→ **BRIEF**
Without the pictures, repeat the listing character for character.

→ **SOURCE MATERIAL**
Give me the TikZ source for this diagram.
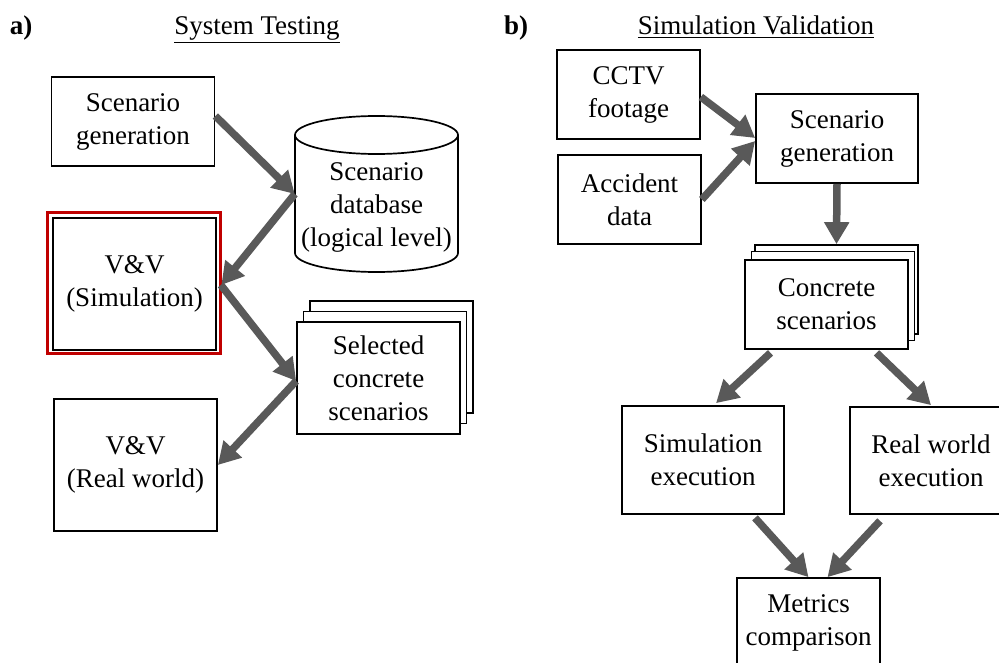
\documentclass[tikz,border=0pt]{standalone}
\usepackage{fontspec}
\setmainfont{Liberation Serif}
\usetikzlibrary{arrows.meta,calc}
\definecolor{arrgray}{HTML}{595959}
\definecolor{redbox}{HTML}{C00000}
\begin{document}
\begin{tikzpicture}[x=1pt,y=-1pt,
  every node/.style={font=\fontsize{27}{33}\selectfont},
  box/.style={draw, line width=1.7pt, fill=white, align=center, inner sep=0pt},
  arr/.style={draw=arrgray, line width=7.5pt, -{Triangle[length=22pt,width=24pt]}},
  titletext/.style={anchor=base},
]
\useasboundingbox (0,0) rectangle (999,663);

% ---------- panel a ----------
\node[titletext, font=\fontsize{27}{33}\selectfont\bfseries] (la) at (21,35) {a)};
\node[titletext] (ta) at (257,35) {\underline{System Testing}};

\node[box, minimum width=163pt, minimum height=89pt] (sg) at (133,121.5) {Scenario\\generation};

% cylinder
\draw[line width=1.7pt] (295,135) -- (295,253) arc[start angle=180, end angle=0, x radius=81.5, y radius=19] -- (458,135);
\draw[line width=1.7pt] (376.5,135) ellipse [x radius=81.5, y radius=19];
\node[inner sep=0pt, minimum width=163pt, minimum height=156pt] (db) at (376.5,194) {};
\node[align=center, inner sep=0pt] (dbt) at (376.5,207) {Scenario\\database\\(logical level)};

\node[box, minimum width=163pt, minimum height=132pt] (vsim) at (134.5,284) {V\&V\\(Simulation)};
\draw[redbox, line width=3pt] ($(vsim.north west)+(-4.5,-4.5)$) rectangle ($(vsim.south east)+(3.5,2.5)$);

\node[box, minimum width=163pt, minimum height=112pt] (sel3) at (391.5,357) {};
\node[box, minimum width=163pt, minimum height=112pt] (sel2) at (385,367.5) {};
\node[box, minimum width=163pt, minimum height=112pt] (sel) at (378.5,378) {Selected\\concrete\\scenarios};

\node[box, minimum width=163pt, minimum height=132pt] (vrw) at (135.5,465) {V\&V\\(Real world)};

\draw[arr] ($(sg.east)+(0,-5.5)$) -- (db.west);
\draw[arr] (db.west) -- ($(vsim.east)+(4.5,1)$);
\draw[arr] ($(vsim.east)+(4,1)$) -- ($(sel.west)+(0,3)$);
\draw[arr] ($(sel.west)+(0,3)$) -- (vrw.east);

% ---------- panel b ----------
\node[titletext, font=\fontsize{27}{33}\selectfont\bfseries] (lb) at (516,35) {b)};
\node[titletext] (tb) at (756,35) {\underline{Simulation Validation}};

\node[box, minimum width=143pt, minimum height=89pt] (cctv) at (628.5,94.5) {CCTV\\footage};
\node[box, minimum width=143pt, minimum height=89pt] (acc) at (629.5,199.5) {Accident\\data};
\node[box, minimum width=162pt, minimum height=89pt] (sg2) at (837,138.5) {Scenario\\generation};

\node[box, minimum width=163pt, minimum height=89pt] (cs3) at (836.5,289.5) {};
\node[box, minimum width=163pt, minimum height=89pt] (cs2) at (833,296) {};
\node[box, minimum width=163pt, minimum height=89pt] (cs) at (826.5,304.5) {Concrete\\scenarios};

\node[box, minimum width=162pt, minimum height=108pt] (se) at (703,460) {Simulation\\execution};
\node[box, minimum width=162pt, minimum height=107pt] (re) at (931,460.5) {Real world\\execution};
\node[box, minimum width=143pt, minimum height=89pt] (mc) at (808.5,622.5) {Metrics\\comparison};

\draw[arr] ($(cctv.east)+(0,2.5)$) -- ($(sg2.west)+(0,-0.5)$);
\draw[arr] (acc.east) -- ($(sg2.west)+(0,2.5)$);
\draw[arr] (sg2.south) -- (cs3.north);
\draw[arr] ($(cs.south)+(-56,3)$) -- ($(se.north)+(13,-2)$);
\draw[arr] ($(cs.south)+(50,3)$) -- ($(re.north)+(0,-1)$);
\draw[arr] ($(se.south)+(52,3)$) -- (mc.north);
\draw[arr] ($(re.south)+(-51,6)$) -- ($(mc.north)+(19,0)$);
\end{tikzpicture}
\end{document}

→ **SOLUTION TO THIS TASK**
Give me the TikZ source for this diagram.
\documentclass[tikz,border=0pt]{standalone}
\usepackage{fontspec}
\setmainfont{Liberation Serif}
\usetikzlibrary{arrows.meta,calc}
\definecolor{arrgray}{HTML}{595959}
\definecolor{redbox}{HTML}{C00000}
\begin{document}
\begin{tikzpicture}[x=1pt,y=-1pt,
  every node/.style={font=\fontsize{27}{33}\selectfont},
  box/.style={draw, line width=1.7pt, fill=white, align=center, inner sep=0pt},
  arr/.style={draw=arrgray, line width=7.5pt, -{Triangle[length=22pt,width=24pt]}},
  titletext/.style={anchor=base},
]
\useasboundingbox (0,0) rectangle (999,663);

% ---------- panel a ----------
\node[titletext, font=\fontsize{27}{33}\selectfont\bfseries] (la) at (21,35) {a)};
\node[titletext] (ta) at (257,35) {\underline{System Testing}};

\node[box, minimum width=163pt, minimum height=89pt] (sg) at (133,121.5) {Scenario\\generation};

% cylinder
\draw[line width=1.7pt] (295,135) -- (295,253) arc[start angle=180, end angle=0, x radius=81.5, y radius=19] -- (458,135);
\draw[line width=1.7pt] (376.5,135) ellipse [x radius=81.5, y radius=19];
\node[inner sep=0pt, minimum width=163pt, minimum height=156pt] (db) at (376.5,194) {};
\node[align=center, inner sep=0pt] (dbt) at (376.5,207) {Scenario\\database\\(logical level)};

\node[box, minimum width=163pt, minimum height=132pt] (vsim) at (134.5,284) {V\&V\\(Simulation)};
\draw[redbox, line width=3pt] ($(vsim.north west)+(-4.5,-4.5)$) rectangle ($(vsim.south east)+(3.5,2.5)$);

\node[box, minimum width=163pt, minimum height=112pt] (sel3) at (391.5,357) {};
\node[box, minimum width=163pt, minimum height=112pt] (sel2) at (385,367.5) {};
\node[box, minimum width=163pt, minimum height=112pt] (sel) at (378.5,378) {Selected\\concrete\\scenarios};

\node[box, minimum width=163pt, minimum height=132pt] (vrw) at (135.5,465) {V\&V\\(Real world)};

\draw[arr] ($(sg.east)+(0,-5.5)$) -- (db.west);
\draw[arr] (db.west) -- ($(vsim.east)+(4.5,1)$);
\draw[arr] ($(vsim.east)+(4,1)$) -- ($(sel.west)+(0,3)$);
\draw[arr] ($(sel.west)+(0,3)$) -- (vrw.east);

% ---------- panel b ----------
\node[titletext, font=\fontsize{27}{33}\selectfont\bfseries] (lb) at (516,35) {b)};
\node[titletext] (tb) at (756,35) {\underline{Simulation Validation}};

\node[box, minimum width=143pt, minimum height=89pt] (cctv) at (628.5,94.5) {CCTV\\footage};
\node[box, minimum width=143pt, minimum height=89pt] (acc) at (629.5,199.5) {Accident\\data};
\node[box, minimum width=162pt, minimum height=89pt] (sg2) at (837,138.5) {Scenario\\generation};

\node[box, minimum width=163pt, minimum height=89pt] (cs3) at (836.5,289.5) {};
\node[box, minimum width=163pt, minimum height=89pt] (cs2) at (833,296) {};
\node[box, minimum width=163pt, minimum height=89pt] (cs) at (826.5,304.5) {Concrete\\scenarios};

\node[box, minimum width=162pt, minimum height=108pt] (se) at (703,460) {Simulation\\execution};
\node[box, minimum width=162pt, minimum height=107pt] (re) at (931,460.5) {Real world\\execution};
\node[box, minimum width=143pt, minimum height=89pt] (mc) at (808.5,622.5) {Metrics\\comparison};

\draw[arr] ($(cctv.east)+(0,2.5)$) -- ($(sg2.west)+(0,-0.5)$);
\draw[arr] (acc.east) -- ($(sg2.west)+(0,2.5)$);
\draw[arr] (sg2.south) -- (cs3.north);
\draw[arr] ($(cs.south)+(-56,3)$) -- ($(se.north)+(13,-2)$);
\draw[arr] ($(cs.south)+(50,3)$) -- ($(re.north)+(0,-1)$);
\draw[arr] ($(se.south)+(52,3)$) -- (mc.north);
\draw[arr] ($(re.south)+(-51,6)$) -- ($(mc.north)+(19,0)$);
\end{tikzpicture}
\end{document}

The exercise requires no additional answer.